Employing virtual reality technology to revolutionise manual work
A European-funded project promises to improve productivity and working environments across Europe, thanks to its newly developed system, which combines virtual and augmented reality technology, ergonomics and product lifecycle management. The partners of the MANUVAR project ('Manual work support throughout system lifecycle by exploiting virtual and augmented reality') developed a modular, reconfigurable system that will support manual work across a range of industries.
|MANUVAR team performing trial|
According to Eurostat, in 2011, 15.7 million people were involved in high-knowledge manual work in Europe, mainly as plant and machine assemblers and operators. But one result of globalisation is that some work, in particular manual work, which is an expensive component of manufacturing, is increasingly being outsourced globally. While reducing costs, this does create its own set of problems: increased lead times, lower quality products and services, and weaker management. The MANUVAR project aimed to provide a timely and systematic solution to this problem.

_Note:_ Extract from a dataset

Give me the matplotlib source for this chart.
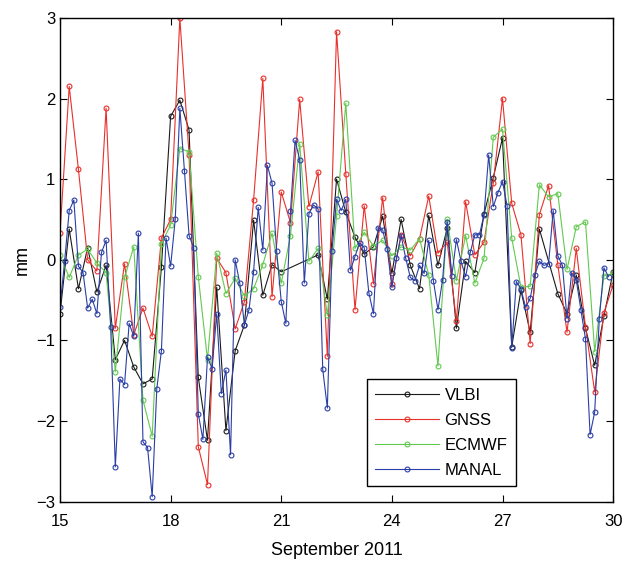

Outsourcing is not always an option: work such as spacecraft assembly, maintenance of power plants, operation of complex machinery, and design and manufacturing of highly customised products requires high-level knowledge and skills of manual workers. 'MANUVAR could improve utilisation of the workforce's knowledge and raise global competitiveness,' commented MANUVAR’s Project Coordinator, Dr Boris Krassi from VTT Technical Research Centre of Finland. 'This in turn will protect domestic employment and result in better quality, a shorter time to market and better value.'
As a result of the researchers’ efforts, the MANUVAR system can successfully improve all aspects of manual work for all actors involved in the product lifecycle, from engineers and managers to workers and operators. The system enhances communication in the product lifecycle, supports workplace and work procedures design, and facilitates training and the delivery of instructions.
During a demonstration phase of the project held in February and March 2012, senior managers and engineers from European industry confirmed the potential of the system in real manufacturing scenarios. They were enthusiastic in their feedback: 'This is exactly what we need to provide efficient communication ... With this system you may design a good workstation right first time ... The application would save us many man hours… We would also improve customer service via the application... Also, the quality of our work would clearly be improved'.
The project was organised around five clusters: Spacecraft Assembly, Assembly Lines and SMEs, Remote Maintenance, Power Plants, and Heavy Machinery. These areas represent niche industries as well as crucial sectors that are vital for Europe's economic as well as scientific future.
MANUVAR included 18 partners from 8 EU countries, and received more than EUR 7 million in funding from the EU's Seventh Framework Programme.